On the sidewalks around Smith College in Northampton, Massachusetts, this week, chalk messages appeared: You belong here. Trans women belong here. A blue, white, and pink transgender pride flag drawn in pastel on concrete. They were responses to something that had just happened 100 miles away in Washington: the U.S. Department of Education announced it was opening a civil rights investigation into Smith College for admitting transgender women.


Smith has admitted trans women since 2015. There have been no known complaints, no federal findings of harm, no pattern of student grievance that generated this inquiry. The investigation was reportedly triggered after a conservative watchdog group flagged Smith's 2025 decision to award an honorary degree to Admiral Rachel Levine, the first openly transgender federal official confirmed by the Senate.


The Legal Problem

Legal experts across the political spectrum have described the investigation as legally puzzling. Title IX's single-sex exception allows private colleges to maintain single-sex admissions, but the exception is structured around institutional choice, not federal enforcement of biological sex definitions. The Education Department's argument, that a women's college loses all meaning if it admits trans women, is a policy position, not a legal standard with clear statutory grounding.

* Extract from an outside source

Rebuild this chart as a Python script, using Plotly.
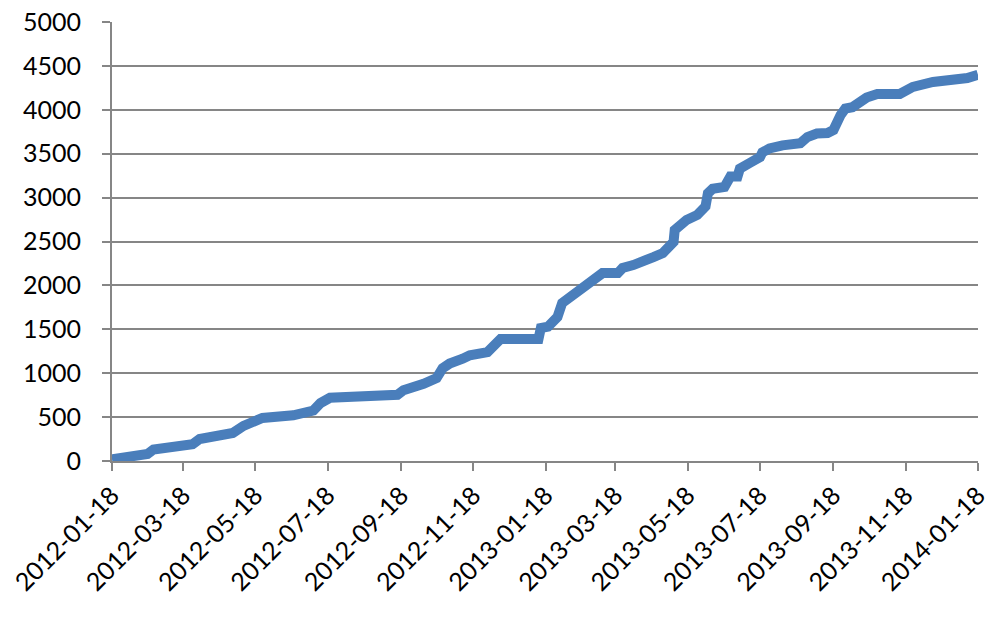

Kimberly Richey, the administration's Assistant Secretary for Civil Rights, stated that allowing trans women into spaces designed for women raises serious concerns about privacy, fairness, and compliance under federal law. But no specific prior violation had been identified. The investigation itself is the mechanism for creating the appearance of one.

What Is Actually at Stake

Smith is not the only school watching. Mount Holyoke and Wellesley, both of which also admit transgender women, are equally exposed. An adverse finding against Smith, or even a prolonged investigation combined with threats to federal funding, could pressure all three institutions to change admissions policies their own communities developed and endorsed.


The broader pattern is one the administration has deployed consistently: use regulatory investigations and the threat of federal funding withdrawal to reshape institutional behavior without passing new legislation. Universities, hospitals, and law firms have all faced versions of this pressure. The legal basis does not always have to be airtight. The leverage is the investigation itself.


The Deeper Question

Women's colleges were founded to give women access to the highest levels of education at a time when most institutions would not admit them. Their identity has never been static. Smith's 2015 decision to admit trans women was made after years of student organizing and institutional deliberation. The federal government is now inserting itself into that deliberation, not because any student was harmed, but because the administration disagrees with the conclusion Smith reached. That is a different kind of civil rights claim than the ones Title IX was designed to address.